— Problem statement —
Extract each line of the records below that contains the word "this".

— The records —
--- start ---

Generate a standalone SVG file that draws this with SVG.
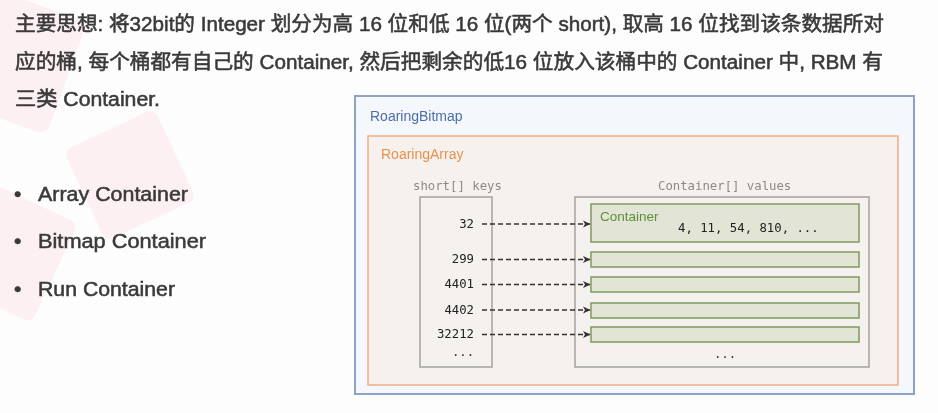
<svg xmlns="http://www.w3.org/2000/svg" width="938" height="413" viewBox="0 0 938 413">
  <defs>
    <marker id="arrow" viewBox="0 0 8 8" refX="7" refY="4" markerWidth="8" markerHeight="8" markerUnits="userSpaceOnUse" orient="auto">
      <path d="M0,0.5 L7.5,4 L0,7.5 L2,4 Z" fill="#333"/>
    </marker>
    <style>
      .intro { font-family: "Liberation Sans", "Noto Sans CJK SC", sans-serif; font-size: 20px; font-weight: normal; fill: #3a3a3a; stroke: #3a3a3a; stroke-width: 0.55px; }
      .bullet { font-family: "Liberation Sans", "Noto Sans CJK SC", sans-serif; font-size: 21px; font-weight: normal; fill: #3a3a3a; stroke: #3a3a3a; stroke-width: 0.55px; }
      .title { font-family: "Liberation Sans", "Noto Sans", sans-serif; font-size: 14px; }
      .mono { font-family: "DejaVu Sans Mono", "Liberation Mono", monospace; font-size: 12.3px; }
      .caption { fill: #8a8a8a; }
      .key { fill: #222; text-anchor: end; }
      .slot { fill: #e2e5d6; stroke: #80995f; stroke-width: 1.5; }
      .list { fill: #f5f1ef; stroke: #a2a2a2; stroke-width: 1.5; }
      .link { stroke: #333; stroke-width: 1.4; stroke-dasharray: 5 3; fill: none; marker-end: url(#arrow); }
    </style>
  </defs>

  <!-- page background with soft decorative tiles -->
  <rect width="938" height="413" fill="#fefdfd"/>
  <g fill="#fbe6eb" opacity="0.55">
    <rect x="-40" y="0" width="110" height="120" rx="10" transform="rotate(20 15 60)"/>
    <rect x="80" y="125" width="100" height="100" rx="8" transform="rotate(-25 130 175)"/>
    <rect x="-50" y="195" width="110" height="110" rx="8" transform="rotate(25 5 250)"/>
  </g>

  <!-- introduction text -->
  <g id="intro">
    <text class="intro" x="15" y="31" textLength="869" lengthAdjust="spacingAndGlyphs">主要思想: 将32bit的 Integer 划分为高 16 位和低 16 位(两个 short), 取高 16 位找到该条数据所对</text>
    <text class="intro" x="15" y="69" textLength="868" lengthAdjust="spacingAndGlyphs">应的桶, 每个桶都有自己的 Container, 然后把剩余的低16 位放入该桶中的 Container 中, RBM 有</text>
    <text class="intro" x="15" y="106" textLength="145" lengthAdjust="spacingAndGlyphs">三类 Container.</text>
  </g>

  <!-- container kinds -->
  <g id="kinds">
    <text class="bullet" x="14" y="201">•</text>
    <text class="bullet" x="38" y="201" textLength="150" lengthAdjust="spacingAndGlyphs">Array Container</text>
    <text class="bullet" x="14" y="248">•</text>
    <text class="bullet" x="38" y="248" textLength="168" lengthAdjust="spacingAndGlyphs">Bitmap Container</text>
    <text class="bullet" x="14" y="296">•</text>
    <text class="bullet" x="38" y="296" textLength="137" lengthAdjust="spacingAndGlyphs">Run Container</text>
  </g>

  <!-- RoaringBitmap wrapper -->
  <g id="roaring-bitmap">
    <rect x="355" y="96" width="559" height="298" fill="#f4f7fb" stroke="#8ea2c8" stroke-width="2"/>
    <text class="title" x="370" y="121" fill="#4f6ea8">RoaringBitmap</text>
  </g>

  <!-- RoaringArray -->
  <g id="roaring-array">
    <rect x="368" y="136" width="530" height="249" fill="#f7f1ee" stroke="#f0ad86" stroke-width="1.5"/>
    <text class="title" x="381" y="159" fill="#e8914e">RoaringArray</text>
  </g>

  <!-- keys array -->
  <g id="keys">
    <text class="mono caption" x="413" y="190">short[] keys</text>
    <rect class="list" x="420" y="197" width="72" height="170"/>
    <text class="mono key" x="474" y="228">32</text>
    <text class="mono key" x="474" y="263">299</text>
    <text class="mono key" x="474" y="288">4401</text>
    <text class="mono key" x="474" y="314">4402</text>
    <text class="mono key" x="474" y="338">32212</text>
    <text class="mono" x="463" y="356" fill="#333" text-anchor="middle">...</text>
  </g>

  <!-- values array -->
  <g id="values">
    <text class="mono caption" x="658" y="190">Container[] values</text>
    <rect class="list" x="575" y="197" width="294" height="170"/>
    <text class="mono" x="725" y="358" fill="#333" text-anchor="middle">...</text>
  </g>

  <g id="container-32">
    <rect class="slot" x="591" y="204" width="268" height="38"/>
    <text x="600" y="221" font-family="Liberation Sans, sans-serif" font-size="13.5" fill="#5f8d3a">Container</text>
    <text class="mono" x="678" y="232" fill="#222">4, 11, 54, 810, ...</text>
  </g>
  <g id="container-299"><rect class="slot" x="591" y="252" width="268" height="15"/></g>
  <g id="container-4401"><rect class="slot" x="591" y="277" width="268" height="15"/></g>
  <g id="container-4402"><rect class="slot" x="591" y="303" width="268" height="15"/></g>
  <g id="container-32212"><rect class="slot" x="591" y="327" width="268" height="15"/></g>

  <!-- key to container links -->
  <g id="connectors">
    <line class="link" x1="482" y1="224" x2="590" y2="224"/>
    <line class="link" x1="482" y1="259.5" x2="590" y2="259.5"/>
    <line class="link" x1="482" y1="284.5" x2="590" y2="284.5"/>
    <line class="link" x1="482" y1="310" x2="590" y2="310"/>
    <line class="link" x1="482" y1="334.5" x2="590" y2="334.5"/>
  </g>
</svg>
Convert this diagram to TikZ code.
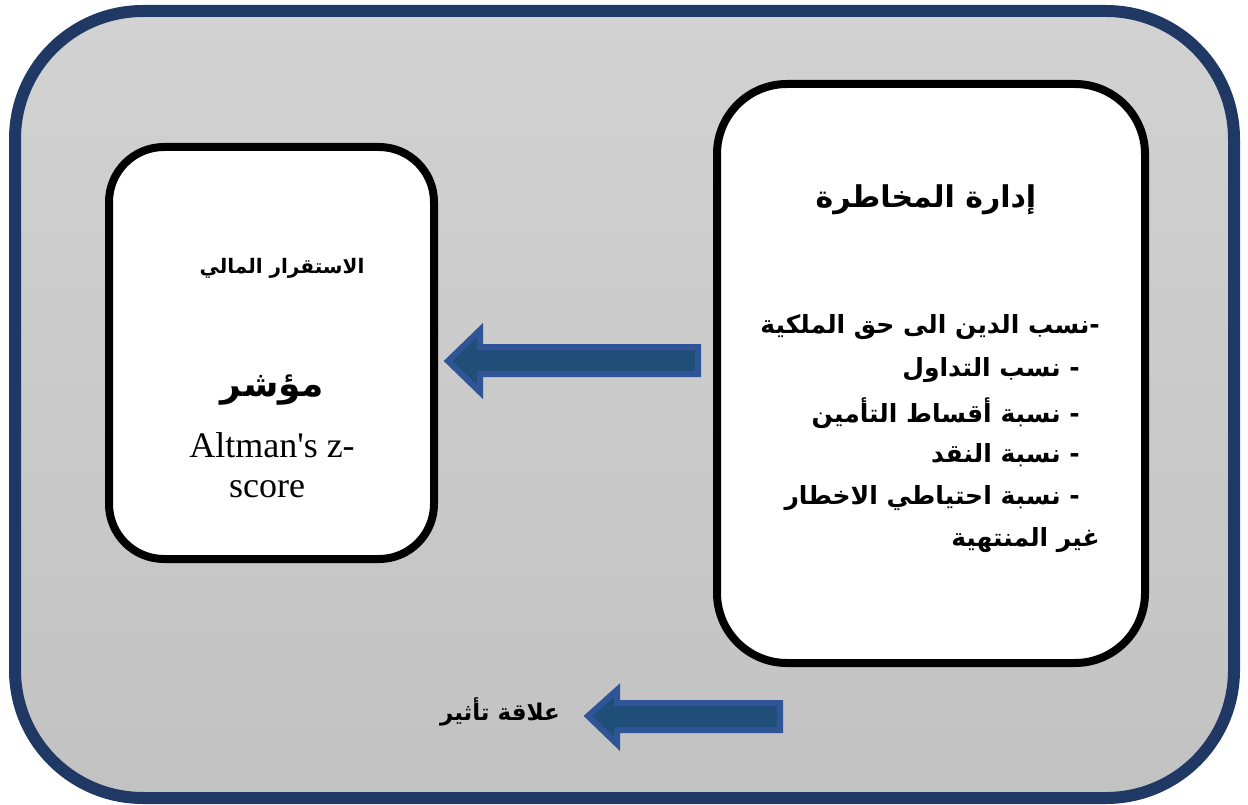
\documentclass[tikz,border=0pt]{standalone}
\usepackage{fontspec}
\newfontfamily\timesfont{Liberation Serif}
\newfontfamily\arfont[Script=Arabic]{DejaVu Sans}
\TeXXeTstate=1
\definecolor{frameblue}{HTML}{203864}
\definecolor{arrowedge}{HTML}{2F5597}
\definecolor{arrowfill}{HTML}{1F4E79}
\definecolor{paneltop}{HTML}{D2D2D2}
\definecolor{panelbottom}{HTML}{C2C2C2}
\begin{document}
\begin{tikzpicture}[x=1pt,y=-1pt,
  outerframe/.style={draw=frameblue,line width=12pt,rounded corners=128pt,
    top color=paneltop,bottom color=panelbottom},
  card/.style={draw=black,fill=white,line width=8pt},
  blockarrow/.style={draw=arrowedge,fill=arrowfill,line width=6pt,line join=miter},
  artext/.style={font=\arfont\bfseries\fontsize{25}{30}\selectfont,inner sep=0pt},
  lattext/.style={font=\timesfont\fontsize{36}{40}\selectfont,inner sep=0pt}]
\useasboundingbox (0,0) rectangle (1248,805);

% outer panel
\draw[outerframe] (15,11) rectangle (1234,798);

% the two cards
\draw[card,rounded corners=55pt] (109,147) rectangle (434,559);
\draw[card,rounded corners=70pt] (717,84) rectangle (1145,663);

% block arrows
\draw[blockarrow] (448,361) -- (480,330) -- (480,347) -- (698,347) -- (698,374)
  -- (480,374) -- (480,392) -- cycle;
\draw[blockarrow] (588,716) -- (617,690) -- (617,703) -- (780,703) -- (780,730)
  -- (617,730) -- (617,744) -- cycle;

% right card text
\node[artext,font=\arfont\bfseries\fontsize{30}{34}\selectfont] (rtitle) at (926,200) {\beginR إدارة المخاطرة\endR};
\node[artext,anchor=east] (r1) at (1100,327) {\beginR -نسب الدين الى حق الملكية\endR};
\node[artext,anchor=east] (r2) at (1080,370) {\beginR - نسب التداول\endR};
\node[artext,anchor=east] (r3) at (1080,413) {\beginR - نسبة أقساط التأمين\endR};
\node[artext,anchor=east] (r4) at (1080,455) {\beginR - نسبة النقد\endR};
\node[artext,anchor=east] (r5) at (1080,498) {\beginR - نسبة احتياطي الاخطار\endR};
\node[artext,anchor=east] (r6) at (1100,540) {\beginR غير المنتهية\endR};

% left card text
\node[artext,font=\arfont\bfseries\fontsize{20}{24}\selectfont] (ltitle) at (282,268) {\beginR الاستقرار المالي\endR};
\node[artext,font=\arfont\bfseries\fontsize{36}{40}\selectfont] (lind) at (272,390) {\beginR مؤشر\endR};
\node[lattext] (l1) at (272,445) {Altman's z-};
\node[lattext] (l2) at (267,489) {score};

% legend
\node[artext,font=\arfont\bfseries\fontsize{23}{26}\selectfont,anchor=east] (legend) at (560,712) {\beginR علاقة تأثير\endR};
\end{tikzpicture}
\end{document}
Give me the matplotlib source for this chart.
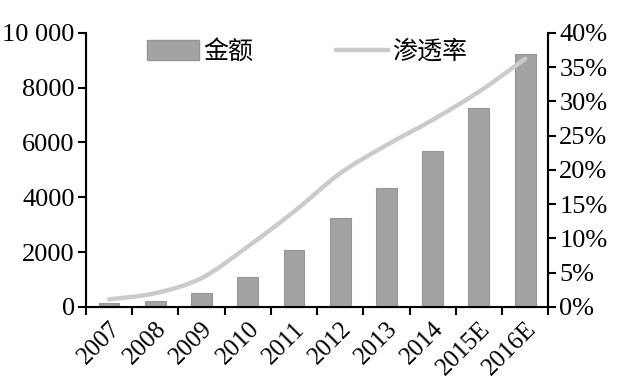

--- end ---

— Worked answer —
Generate a standalone SVG file that draws this with SVG.
Convert this diagram to TikZ code.
Give me the matplotlib source for this chart.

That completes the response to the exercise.